Work to complete: Extract each line containing the string "Generate".

[Records with drawing code]
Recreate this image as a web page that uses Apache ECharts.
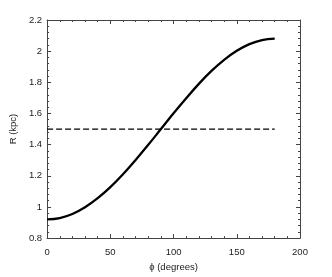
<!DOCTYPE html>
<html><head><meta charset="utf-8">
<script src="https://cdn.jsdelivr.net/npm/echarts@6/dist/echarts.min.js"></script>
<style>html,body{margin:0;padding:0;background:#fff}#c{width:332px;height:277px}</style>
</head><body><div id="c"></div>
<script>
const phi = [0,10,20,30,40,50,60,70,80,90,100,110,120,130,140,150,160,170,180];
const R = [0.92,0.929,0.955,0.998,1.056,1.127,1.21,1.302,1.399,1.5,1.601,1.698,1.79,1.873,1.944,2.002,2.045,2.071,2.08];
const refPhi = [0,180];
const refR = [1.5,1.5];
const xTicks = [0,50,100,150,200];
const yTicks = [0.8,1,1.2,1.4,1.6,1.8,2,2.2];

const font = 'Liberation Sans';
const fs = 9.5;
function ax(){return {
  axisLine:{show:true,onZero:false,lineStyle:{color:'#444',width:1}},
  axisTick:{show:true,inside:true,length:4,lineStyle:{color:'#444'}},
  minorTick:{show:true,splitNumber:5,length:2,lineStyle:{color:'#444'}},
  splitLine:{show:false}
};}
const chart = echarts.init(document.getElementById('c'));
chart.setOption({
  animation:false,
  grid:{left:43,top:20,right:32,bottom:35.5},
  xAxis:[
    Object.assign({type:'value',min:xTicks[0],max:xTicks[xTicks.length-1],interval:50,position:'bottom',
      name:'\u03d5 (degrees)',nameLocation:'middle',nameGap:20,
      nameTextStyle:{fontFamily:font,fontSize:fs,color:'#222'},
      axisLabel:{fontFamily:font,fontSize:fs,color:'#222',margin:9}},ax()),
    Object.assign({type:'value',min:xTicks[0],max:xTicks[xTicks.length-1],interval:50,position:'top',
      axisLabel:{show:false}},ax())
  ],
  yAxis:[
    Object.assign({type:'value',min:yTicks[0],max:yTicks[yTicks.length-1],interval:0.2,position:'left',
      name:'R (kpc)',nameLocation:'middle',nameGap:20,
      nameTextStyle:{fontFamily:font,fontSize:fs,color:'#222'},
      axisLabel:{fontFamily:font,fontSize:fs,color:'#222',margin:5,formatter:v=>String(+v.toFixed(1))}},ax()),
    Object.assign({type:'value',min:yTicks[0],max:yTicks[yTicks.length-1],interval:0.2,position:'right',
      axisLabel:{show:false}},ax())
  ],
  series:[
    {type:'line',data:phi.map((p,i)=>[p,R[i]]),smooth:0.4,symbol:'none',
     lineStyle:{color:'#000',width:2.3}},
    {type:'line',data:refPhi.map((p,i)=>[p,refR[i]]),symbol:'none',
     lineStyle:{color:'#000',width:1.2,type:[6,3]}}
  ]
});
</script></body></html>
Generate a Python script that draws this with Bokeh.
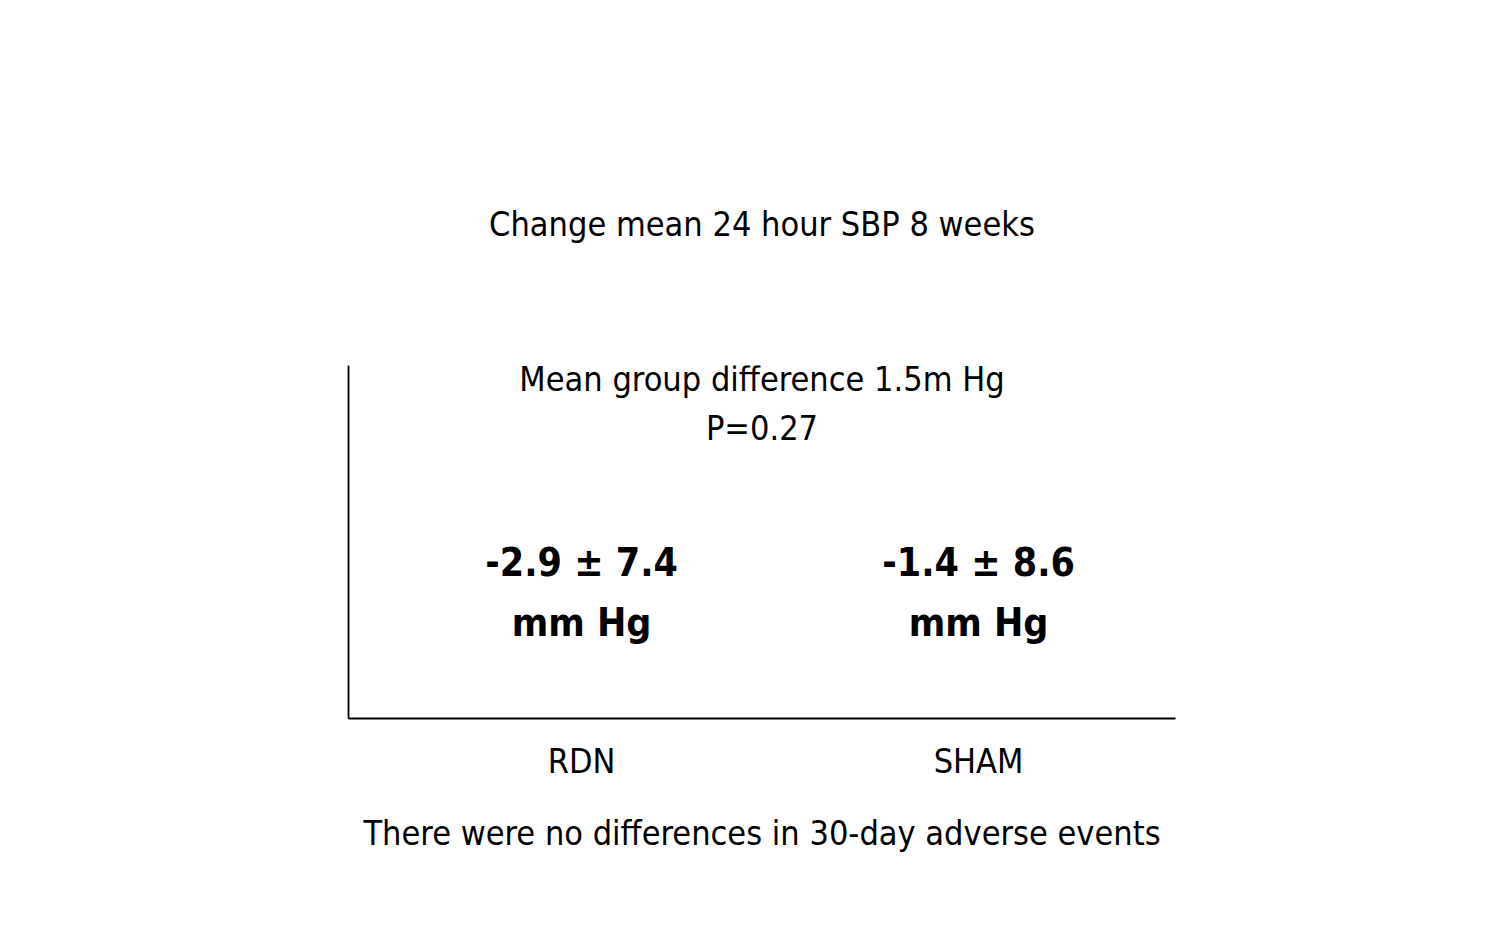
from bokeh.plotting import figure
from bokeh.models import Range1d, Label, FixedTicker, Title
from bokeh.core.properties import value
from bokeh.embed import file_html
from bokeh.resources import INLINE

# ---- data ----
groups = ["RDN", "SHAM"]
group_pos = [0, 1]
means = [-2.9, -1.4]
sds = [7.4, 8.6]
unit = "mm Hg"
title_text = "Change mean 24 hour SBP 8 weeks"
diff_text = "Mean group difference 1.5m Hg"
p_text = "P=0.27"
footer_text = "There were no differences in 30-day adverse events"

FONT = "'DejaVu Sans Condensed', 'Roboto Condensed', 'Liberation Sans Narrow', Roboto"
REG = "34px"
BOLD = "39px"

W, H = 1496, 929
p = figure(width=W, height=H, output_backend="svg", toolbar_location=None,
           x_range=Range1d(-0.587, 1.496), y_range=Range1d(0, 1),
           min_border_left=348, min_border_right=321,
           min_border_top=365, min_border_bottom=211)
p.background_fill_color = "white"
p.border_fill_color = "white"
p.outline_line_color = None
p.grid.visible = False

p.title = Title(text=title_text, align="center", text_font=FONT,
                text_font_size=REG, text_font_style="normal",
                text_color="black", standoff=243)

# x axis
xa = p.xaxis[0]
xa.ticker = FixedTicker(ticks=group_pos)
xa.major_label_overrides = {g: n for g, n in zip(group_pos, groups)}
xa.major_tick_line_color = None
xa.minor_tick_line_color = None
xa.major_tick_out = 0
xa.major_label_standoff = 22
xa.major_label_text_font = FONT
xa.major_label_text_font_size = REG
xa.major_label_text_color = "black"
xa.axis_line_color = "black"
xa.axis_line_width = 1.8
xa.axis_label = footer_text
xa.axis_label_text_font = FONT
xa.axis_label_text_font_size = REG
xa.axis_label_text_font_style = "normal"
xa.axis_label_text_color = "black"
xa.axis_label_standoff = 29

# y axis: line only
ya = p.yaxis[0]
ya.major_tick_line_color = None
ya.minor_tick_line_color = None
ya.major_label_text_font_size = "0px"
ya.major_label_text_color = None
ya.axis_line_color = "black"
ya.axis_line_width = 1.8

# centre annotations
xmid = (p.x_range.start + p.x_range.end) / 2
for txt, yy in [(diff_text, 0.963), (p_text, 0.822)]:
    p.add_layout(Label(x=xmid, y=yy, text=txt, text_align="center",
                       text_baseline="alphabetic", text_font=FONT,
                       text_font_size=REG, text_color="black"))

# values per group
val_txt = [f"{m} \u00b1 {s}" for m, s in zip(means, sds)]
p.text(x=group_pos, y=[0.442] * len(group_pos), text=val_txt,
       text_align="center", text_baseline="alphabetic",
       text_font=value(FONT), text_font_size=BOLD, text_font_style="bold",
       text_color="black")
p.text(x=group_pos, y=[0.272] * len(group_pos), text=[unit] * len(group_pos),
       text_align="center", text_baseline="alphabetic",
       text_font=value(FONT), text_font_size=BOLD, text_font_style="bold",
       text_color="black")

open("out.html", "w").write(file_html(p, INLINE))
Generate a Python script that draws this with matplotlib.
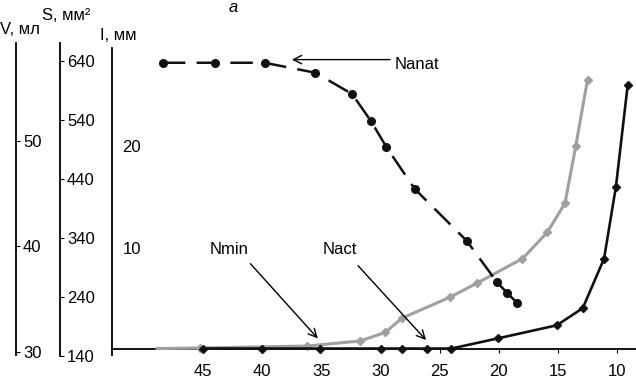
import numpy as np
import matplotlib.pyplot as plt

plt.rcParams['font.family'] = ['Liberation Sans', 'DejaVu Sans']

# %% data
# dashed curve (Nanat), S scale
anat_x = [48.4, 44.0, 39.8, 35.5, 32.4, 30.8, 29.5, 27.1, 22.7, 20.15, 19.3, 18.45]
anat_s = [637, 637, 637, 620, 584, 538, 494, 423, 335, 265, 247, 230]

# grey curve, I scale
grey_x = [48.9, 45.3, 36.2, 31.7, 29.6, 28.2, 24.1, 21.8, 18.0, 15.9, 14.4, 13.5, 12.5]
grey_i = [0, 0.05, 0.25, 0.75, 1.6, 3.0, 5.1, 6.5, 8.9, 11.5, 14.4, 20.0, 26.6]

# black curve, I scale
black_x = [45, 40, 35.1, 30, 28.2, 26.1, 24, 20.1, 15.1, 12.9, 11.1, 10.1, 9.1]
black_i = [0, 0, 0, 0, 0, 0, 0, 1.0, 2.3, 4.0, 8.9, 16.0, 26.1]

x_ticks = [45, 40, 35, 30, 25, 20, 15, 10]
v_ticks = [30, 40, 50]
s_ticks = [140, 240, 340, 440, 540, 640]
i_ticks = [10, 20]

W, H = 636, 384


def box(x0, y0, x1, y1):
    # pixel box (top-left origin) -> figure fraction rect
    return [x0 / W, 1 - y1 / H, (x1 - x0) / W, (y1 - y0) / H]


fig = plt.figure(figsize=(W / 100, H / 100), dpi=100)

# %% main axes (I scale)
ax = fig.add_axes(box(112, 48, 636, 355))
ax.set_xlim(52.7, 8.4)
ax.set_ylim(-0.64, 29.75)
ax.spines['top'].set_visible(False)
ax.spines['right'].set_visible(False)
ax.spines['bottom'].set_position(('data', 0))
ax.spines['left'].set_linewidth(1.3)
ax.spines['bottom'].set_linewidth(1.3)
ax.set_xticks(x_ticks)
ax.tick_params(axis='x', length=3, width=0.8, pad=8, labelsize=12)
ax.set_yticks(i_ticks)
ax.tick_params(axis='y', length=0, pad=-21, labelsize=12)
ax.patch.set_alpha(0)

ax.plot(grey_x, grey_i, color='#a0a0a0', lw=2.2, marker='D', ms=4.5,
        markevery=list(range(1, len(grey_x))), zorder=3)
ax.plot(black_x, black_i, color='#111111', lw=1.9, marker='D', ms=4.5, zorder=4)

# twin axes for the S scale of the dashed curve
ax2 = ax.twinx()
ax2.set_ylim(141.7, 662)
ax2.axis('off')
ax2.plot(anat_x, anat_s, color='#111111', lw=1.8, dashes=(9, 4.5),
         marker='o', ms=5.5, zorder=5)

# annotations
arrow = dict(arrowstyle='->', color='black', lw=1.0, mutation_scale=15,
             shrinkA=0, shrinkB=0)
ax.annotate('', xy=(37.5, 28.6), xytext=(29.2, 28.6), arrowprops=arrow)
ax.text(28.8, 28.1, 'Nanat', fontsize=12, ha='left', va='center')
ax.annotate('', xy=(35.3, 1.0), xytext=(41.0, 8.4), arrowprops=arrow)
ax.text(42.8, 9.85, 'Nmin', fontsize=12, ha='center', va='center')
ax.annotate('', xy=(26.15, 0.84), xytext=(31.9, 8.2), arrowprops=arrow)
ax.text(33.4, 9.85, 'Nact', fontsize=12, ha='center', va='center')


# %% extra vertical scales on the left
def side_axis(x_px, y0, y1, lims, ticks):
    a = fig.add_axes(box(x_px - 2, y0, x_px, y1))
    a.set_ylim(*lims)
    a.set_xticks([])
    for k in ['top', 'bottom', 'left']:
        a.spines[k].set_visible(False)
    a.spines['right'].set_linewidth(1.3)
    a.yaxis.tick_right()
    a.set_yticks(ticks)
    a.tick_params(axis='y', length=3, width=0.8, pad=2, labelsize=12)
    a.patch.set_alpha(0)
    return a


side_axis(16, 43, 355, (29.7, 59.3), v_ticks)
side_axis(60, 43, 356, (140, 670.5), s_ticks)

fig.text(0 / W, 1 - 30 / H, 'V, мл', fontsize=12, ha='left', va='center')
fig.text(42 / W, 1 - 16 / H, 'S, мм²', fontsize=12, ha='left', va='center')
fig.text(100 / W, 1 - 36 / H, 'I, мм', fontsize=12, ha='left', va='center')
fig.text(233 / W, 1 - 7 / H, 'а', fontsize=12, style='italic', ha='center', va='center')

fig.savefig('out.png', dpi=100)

Finished exercise:
Generate a Python script that draws this with Bokeh.
Generate a Python script that draws this with matplotlib.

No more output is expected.